How to Find a Real Partner (and Avoid the Pretenders)
Go Beyond the Sales Pitch: Your primary goal is to understand the character and reliability of the team, not just their marketing claims.
1. Ask Uncomfortable Questions:
- Inquire about a past project that failed or encountered significant problems.
- Pay attention to how they explain what went wrong and what they learned from the experience.
2. Evaluate Honesty and Accountability:
- A team that openly discusses its mistakes is trustworthy.
- Be wary of teams that might blame you when challenges arise.
3. Scrutinize Their Process:
- Don’t accept vague terms like “we’re Agile.” Demand a detailed explanation of what their methodology means for you and your project.
- Ask about the specific tools used for collaboration and communication.
4. Demand Radical Transparency:
- Be cautious if they insist all communication must go through a project manager.

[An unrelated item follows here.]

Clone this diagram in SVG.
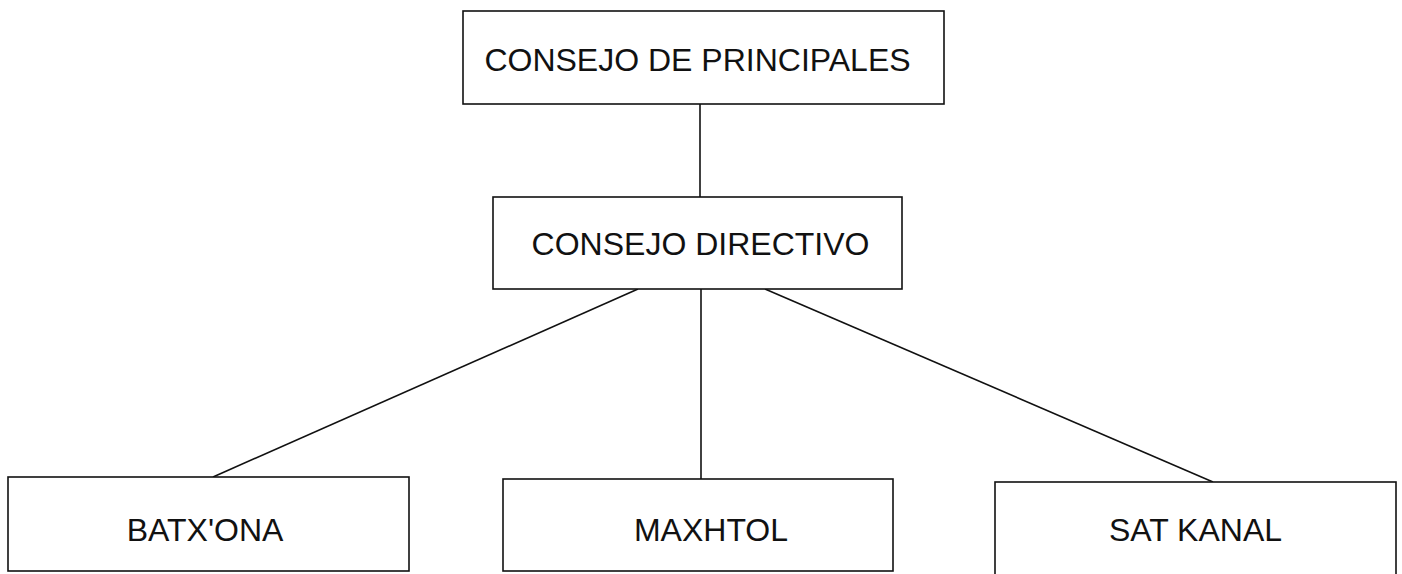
<svg xmlns="http://www.w3.org/2000/svg" width="1402" height="574" viewBox="0 0 1402 574">
<style>
.box{fill:#fff;stroke:#111;stroke-width:1.6}
.lbl{font-family:"Liberation Sans",Arial,sans-serif;font-size:32px;fill:#111;text-anchor:middle}
.conn{stroke:#111;stroke-width:1.6;fill:none}
</style>
<rect width="1402" height="574" fill="#fff"/>
<g id="connectors">
<line class="conn" x1="700" y1="104" x2="700" y2="197"/>
<line class="conn" x1="638" y1="289" x2="213" y2="477"/>
<line class="conn" x1="701" y1="289" x2="701" y2="479"/>
<line class="conn" x1="765" y1="289" x2="1213" y2="482"/>
</g>
<g id="consejo-principales">
<rect class="box" x="463" y="11" width="481" height="93"/>
<text class="lbl" x="697.5" y="71">CONSEJO DE PRINCIPALES</text>
</g>
<g id="consejo-directivo">
<rect class="box" x="493" y="197" width="409" height="92"/>
<text class="lbl" x="700.5" y="255">CONSEJO DIRECTIVO</text>
</g>
<g id="batxona">
<rect class="box" x="8" y="477" width="401" height="94"/>
<text class="lbl" x="205" y="541">BATX'ONA</text>
</g>
<g id="maxhtol">
<rect class="box" x="503" y="479" width="390" height="92"/>
<text class="lbl" x="711" y="541">MAXHTOL</text>
</g>
<g id="sat-kanal">
<rect class="box" x="995" y="482" width="401" height="100"/>
<text class="lbl" x="1195.5" y="541">SAT KANAL</text>
</g>
</svg>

- You should have direct access to the engineers working on your project.
- The goal is to feel like an integrated part of the team, not an outsider.
5. Seek a True Partnership:
- Look for a team that is genuinely invested in your business goals, not just the technology.

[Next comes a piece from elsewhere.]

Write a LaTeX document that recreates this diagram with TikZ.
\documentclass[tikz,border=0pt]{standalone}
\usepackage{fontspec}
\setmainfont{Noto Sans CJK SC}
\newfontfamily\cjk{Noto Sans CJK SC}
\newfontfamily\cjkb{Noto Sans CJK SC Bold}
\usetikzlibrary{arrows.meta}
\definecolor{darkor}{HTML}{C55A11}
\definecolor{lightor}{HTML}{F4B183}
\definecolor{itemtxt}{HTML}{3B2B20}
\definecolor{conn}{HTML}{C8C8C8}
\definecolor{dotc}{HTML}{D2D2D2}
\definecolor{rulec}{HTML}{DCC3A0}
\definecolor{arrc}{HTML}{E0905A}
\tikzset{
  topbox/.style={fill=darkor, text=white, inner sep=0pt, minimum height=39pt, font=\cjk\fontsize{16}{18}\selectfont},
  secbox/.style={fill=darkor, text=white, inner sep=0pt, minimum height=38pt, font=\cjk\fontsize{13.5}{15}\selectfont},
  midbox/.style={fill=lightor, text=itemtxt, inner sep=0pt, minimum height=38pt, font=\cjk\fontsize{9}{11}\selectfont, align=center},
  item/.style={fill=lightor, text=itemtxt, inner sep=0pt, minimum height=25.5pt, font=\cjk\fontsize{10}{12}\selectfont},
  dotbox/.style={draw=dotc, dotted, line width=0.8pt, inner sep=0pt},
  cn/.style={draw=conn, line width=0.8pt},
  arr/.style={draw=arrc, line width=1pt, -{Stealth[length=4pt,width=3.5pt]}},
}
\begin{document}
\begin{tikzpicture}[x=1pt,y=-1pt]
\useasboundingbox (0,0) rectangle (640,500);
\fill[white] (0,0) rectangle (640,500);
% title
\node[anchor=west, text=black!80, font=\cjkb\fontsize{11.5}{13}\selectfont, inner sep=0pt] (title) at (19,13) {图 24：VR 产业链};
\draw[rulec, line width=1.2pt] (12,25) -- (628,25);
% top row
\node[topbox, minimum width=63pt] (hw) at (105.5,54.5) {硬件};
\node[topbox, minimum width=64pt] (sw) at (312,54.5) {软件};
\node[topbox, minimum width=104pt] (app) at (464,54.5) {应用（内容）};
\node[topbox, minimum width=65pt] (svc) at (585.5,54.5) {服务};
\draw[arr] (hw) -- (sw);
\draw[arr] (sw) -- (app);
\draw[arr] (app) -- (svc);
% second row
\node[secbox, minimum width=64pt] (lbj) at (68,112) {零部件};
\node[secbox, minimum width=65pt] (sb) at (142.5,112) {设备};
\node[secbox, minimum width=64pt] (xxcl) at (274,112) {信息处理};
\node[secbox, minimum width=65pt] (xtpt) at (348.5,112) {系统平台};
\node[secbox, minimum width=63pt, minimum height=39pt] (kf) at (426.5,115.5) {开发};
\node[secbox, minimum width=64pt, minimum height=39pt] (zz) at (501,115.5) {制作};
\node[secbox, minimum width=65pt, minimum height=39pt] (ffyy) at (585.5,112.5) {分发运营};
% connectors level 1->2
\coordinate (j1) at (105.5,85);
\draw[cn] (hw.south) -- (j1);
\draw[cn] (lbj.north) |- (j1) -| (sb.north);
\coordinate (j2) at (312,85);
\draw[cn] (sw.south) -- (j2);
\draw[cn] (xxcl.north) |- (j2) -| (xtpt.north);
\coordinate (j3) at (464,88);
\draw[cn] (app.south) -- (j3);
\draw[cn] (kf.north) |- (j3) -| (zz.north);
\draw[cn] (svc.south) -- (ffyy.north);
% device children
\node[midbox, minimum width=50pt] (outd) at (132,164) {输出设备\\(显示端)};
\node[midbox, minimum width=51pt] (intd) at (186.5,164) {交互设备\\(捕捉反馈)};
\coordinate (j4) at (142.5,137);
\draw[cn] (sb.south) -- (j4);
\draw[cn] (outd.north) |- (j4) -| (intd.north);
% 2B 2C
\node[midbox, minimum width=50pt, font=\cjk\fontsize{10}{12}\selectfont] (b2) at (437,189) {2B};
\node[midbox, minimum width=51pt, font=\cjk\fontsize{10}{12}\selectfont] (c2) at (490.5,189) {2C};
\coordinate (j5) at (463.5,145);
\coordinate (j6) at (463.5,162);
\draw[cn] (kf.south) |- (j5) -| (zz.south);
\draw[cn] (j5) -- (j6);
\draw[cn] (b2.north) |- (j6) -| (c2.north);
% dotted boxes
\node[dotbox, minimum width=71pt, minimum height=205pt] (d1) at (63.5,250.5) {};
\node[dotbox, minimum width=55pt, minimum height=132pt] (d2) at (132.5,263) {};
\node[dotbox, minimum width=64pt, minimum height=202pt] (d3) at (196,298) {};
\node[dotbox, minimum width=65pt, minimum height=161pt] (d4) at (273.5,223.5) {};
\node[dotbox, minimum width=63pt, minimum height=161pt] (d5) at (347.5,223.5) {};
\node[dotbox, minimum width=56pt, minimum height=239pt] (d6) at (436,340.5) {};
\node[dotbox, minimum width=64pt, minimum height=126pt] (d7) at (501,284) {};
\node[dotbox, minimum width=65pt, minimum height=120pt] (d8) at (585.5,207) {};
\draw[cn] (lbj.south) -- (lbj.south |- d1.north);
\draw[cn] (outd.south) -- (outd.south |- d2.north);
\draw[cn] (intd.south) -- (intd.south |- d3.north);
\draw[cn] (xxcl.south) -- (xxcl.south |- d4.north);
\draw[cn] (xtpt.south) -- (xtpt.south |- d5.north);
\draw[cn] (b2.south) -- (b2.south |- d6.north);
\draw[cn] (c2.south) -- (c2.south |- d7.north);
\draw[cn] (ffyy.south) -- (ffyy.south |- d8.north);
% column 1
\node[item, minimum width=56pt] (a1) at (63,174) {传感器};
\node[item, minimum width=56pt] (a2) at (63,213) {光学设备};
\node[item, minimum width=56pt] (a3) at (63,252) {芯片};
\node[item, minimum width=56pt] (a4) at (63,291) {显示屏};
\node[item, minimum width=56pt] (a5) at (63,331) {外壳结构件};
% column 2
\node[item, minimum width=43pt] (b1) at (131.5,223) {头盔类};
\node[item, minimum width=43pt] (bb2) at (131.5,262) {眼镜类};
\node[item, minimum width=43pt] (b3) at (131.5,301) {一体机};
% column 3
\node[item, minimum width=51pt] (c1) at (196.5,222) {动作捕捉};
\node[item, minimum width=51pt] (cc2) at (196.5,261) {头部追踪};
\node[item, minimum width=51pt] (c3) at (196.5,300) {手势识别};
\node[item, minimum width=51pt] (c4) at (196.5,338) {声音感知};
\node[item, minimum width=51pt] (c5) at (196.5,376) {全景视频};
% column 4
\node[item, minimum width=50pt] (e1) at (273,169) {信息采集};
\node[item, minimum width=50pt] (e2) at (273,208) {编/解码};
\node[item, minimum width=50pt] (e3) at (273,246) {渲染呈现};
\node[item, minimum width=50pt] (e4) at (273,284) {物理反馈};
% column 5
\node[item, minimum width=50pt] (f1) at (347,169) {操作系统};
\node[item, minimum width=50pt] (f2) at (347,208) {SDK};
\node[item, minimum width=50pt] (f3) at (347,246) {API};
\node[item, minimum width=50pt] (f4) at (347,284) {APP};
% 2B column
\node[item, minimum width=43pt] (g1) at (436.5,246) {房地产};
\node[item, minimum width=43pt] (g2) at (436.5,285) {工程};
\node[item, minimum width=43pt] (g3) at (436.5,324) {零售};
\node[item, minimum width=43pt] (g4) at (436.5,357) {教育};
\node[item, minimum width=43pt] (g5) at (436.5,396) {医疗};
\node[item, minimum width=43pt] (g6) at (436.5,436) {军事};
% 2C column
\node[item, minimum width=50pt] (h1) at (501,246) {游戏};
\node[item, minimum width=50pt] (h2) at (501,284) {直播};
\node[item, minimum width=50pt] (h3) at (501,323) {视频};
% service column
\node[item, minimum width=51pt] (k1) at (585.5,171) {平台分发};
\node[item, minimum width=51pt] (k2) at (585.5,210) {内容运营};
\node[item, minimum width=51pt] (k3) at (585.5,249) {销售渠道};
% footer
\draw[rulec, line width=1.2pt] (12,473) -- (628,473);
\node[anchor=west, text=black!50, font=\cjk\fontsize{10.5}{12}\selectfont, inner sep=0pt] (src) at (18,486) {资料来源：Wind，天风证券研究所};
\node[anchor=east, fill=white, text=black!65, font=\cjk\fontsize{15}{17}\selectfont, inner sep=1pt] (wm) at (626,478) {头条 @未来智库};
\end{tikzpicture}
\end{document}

- Choose a partner with the expertise and confidence to challenge your ideas to improve the final product.
- Remember that you are starting a relationship, not just buying a service.
The Art of a Successful Partnership
Once you have a partner, it’s a two-way street. A great outsourced relationship is an active, ongoing collaboration. A few rules are essential:
- Communicate obsessively. There’s no such thing as too much information. Document your vision, goals, and feedback with extreme clarity. Set a rhythm of video calls that cannot be missed.

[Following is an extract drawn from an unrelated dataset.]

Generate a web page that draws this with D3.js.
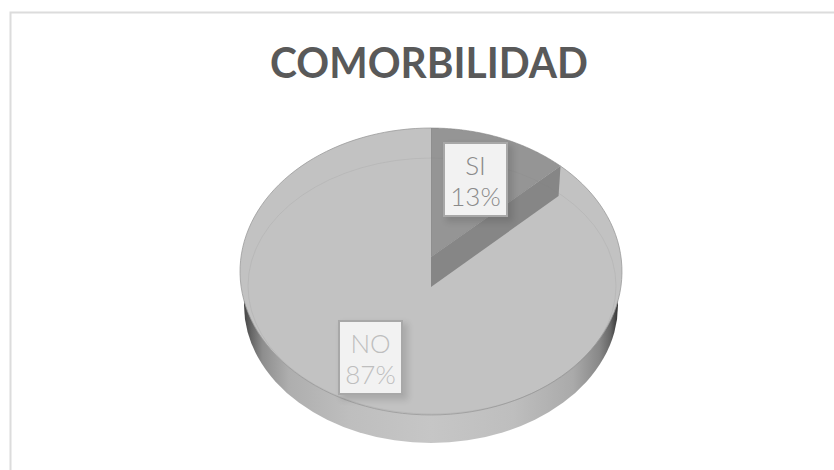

- Appoint one decider. Your team needs a single, empowered leader. Decisions made by a committee will paralyze your project and frustrate your development partner.
- Treat them like your own. An “us vs. them” attitude is a project killer. Bring your offshore development team into your wins and your challenges. Make them feel invested in the mission, and their work will reflect it.
- Start with a test run. If you’re hesitant about a big project, don’t do it. Commission a smaller, well-defined pilot project first. Think of it as a trial run to test the chemistry and workflow before you commit fully.
Final Thoughts
The choice to outsource web development has moved from the finance department to the strategy room. It’s a core decision about how your business will operate and compete. It’s about choosing speed over inertia, flexibility over fixed costs, and global expertise over the limitations of your local talent pool.
Building a phenomenal digital product is hard. It’s complex and it never stops. The good news is you don’t have to do it all in-house. By finding the right partner, you can stop fighting a battle you can’t win and start focusing on the one you can: leading your business into the future.